Can you give me an example? Tell me about an experience where you witnessed this taking place.
About nine months ago, I taught a group of Indian waste pickers (garbage recyclers) how to document what's going on around them with Instagram’s Stories feature, but as they didn't produce any content for months, I was convinced the project had failed.
In July this year, however, the Indian government introduced the Goods and Services Tax (GST), which directly impacted the waste pickers’ livelihood, pushing them to make use of their mobile storytelling skills. Out of nowhere we started seeing #GSTwaste pop up on our timelines and it was these very Indian waste pickers who, when nobody was listening to them in their most dire moments, were using their cameras to communicate what was happening. And Indian media ended up picking up those voices and using that to create stories.

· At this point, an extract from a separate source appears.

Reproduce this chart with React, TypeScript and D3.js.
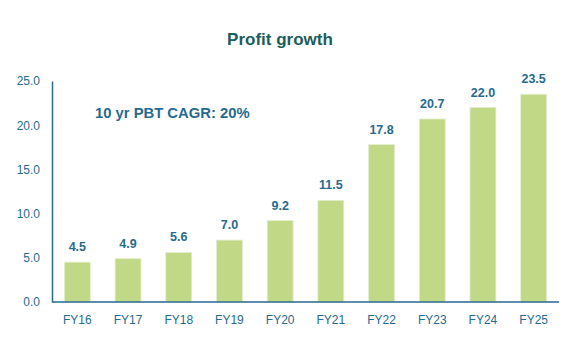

Through a bunch of factors, including lobbying by civil society and NGOs, the Indian government recently reduced the GST taxes on recyclable plastics.
In your view, what are the factors that contribute to fostering inequality? And what are technological innovations doing to level the playing field, so to speak?
The marginalized have often been silenced by gatekeepers. The media are gatekeepers, civil society are gatekeepers, big business are gatekeepers. There are always powers which amplify voice and others which muffle voice. Voice is now a commodity and I'm most excited about technologies which bring more people into the voice economy.